The billion-dollar stadium is located in Arlington, Tex., and is considered the Taj Mahal of the NFL. It was built as the home of the Dallas Cowboys, a storied NFL franchise that houses many Lombardi Trophys. It has and will continue to be the venue for college football games, concerts, corporate events (on the field for up to 4,000 guests) and galas. Within this mega venue it has over 22 locations for the perfect event, which includes weddings, Bar Mitzvahs, conferences, conventions, trade shows, consumer events and much more.

In my 15 years as an NFL executive, I have been in every stadium in the league, with the exception of the Jets and Giants stadium in the Meadowlands, which I experienced on Monday Night Football when the Rams played the Giants. That made it every stadium in the league.

I was a part of the 101ESPN crew that covered what is called Super Week, a media bonanza the week prior to the Super Bowl. And at that time I attended media day in this mega stadium.
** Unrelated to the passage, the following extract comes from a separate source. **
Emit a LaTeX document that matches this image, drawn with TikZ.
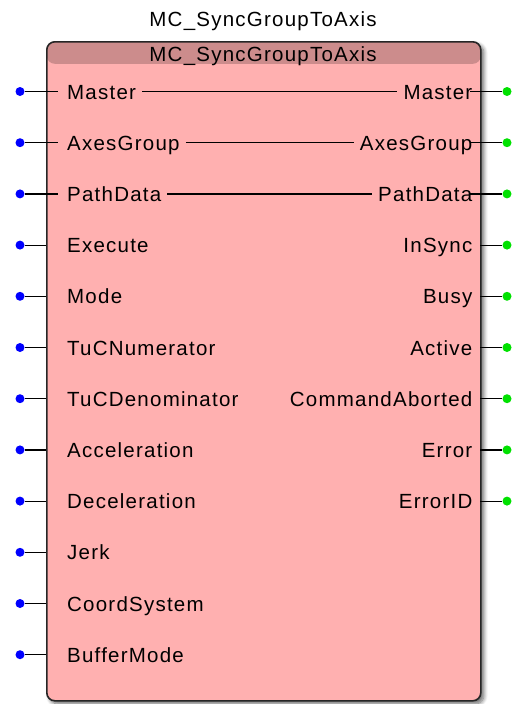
\documentclass[tikz,border=0pt]{standalone}
\usepackage{fontspec}
\setmainfont{Liberation Sans}[LetterSpace=6]
\usetikzlibrary{positioning,calc,shadows.blur}
\definecolor{BlockRed}{RGB}{255,176,176}
\definecolor{HeadRed}{RGB}{204,140,140}
\definecolor{InBlue}{RGB}{0,0,255}
\definecolor{OutGreen}{RGB}{0,225,0}
\tikzset{
  block/.style={draw=black!85, line width=1.6pt, rounded corners=8pt, fill=BlockRed,
    blur shadow={shadow xshift=3pt, shadow yshift=-3pt, shadow blur radius=4pt,
      shadow blur steps=8, shadow opacity=60},
    path picture={\fill[HeadRed] (path picture bounding box.north west)
      rectangle ([yshift=-22pt]path picture bounding box.north east);}},
  pinlabel/.style={font=\fontsize{20.5}{21}\selectfont, inner sep=0pt},
  indot/.style={circle, fill=InBlue, inner sep=0pt, minimum size=9pt},
  outdot/.style={circle, fill=OutGreen, inner sep=0pt, minimum size=9pt},
  wire/.style={line width=1.2pt, black}
}
\begin{document}
\begin{tikzpicture}[x=1pt, y=-1pt]
  \useasboundingbox (0,0) rectangle (512,704);
  % function block
  \node[block, minimum width=434pt, minimum height=659pt, anchor=north west] (fb) at (46,41) {};
  \node[pinlabel, anchor=base] (title) at (263,26.5) {MC\_SyncGroupToAxis};
  \node[pinlabel, anchor=base] (head) at (263,61) {MC\_SyncGroupToAxis};
  % inputs
  \foreach \name [count=\i from 0] in {Master, AxesGroup, PathData, Execute, Mode,
      TuCNumerator, TuCDenominator, Acceleration, Deceleration, Jerk, CoordSystem, BufferMode}{
    \pgfmathsetmacro\ypin{91.5+51.2*\i}
    \pgfmathsetmacro\xend{\i<3 ? 58 : 46}
    \node[indot] (idot\i) at (20,\ypin) {};
    \coordinate (iend\i) at (\xend,\ypin);
    \node[pinlabel, anchor=base west] (in\i) at (67,\ypin+7.5) {\name};
    \draw[wire] (idot\i) -- (iend\i);
  }
  % outputs
  \foreach \name [count=\i from 0] in {Master, AxesGroup, PathData, InSync, Busy,
      Active, CommandAborted, Error, ErrorID}{
    \pgfmathsetmacro\ypin{91.5+51.2*\i}
    \pgfmathsetmacro\xbeg{\i<3 ? 470 : 480}
    \node[outdot] (odot\i) at (507,\ypin) {};
    \coordinate (obeg\i) at (\xbeg,\ypin);
    \node[pinlabel, anchor=base east] (out\i) at (472.5,\ypin+7.5) {\name};
    \draw[wire] (obeg\i) -- (odot\i);
  }
  % in-out pass-through
  \foreach \i in {0,1,2}{
    \draw[wire] ([xshift=6pt]in\i.east |- idot\i) -- ([xshift=-6pt]out\i.west |- idot\i);
  }
\end{tikzpicture}
\end{document}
While it had a very impressive outer structure when pulling up to the venue, we were distracted by the snow and ice we had to stomp through to get inside. That took away some of the luster.

Once inside Cowboys Stadium, it is much more than just a stadium. It could be an extremely impressive and expensive art museum. It has galleries, local artist’s master pieces and houses some of the best art pieces from around the world. There were giant mirrored glass cubes, oil and linen paintings, printed aluminum plates, and vinyl prints that were 108 feet long. You see, everything is big in Texas.

There is no other stadium like this in the world. The question is whether it will be named one of the 21st century wonders of the world. It houses the largest big screen in the world, called the Colossal Video Board. It is 160 feet in length (which stretches from one 20-yard line to the other) and 72 feet in height and weighs 1.2 million pounds. On both ends there are two end-zone boards that are 53 feet long and 30 feet high, allowing a view from anywhere in the stadium.

It has a retractable roof that was designed to look just like the old stadium opening, and yes so God could watch America’s Team play. What was awesome was the retractable end-zone doors, which reminded me of my days working and visiting at Boeing, were they housed the 747 airplanes. The doors on the stadium are 120 feet high and 180 feet wide and require18 minutes to open.

I was fortunate to walk into one of the field-level touchdown suites on my visit during media day. Cowboys fans are treated to the players from both teams walking through the middle of the suite to the field and back during halftime, which is protected by giant glass panels. What an experience for the fans.

I will get another opportunity to visit this grand palace on Sunday as the Rams’ sideline reporter and I will experience another section of the stadium: the visiting locker room and the press box, which I’m sure are outrageous as well.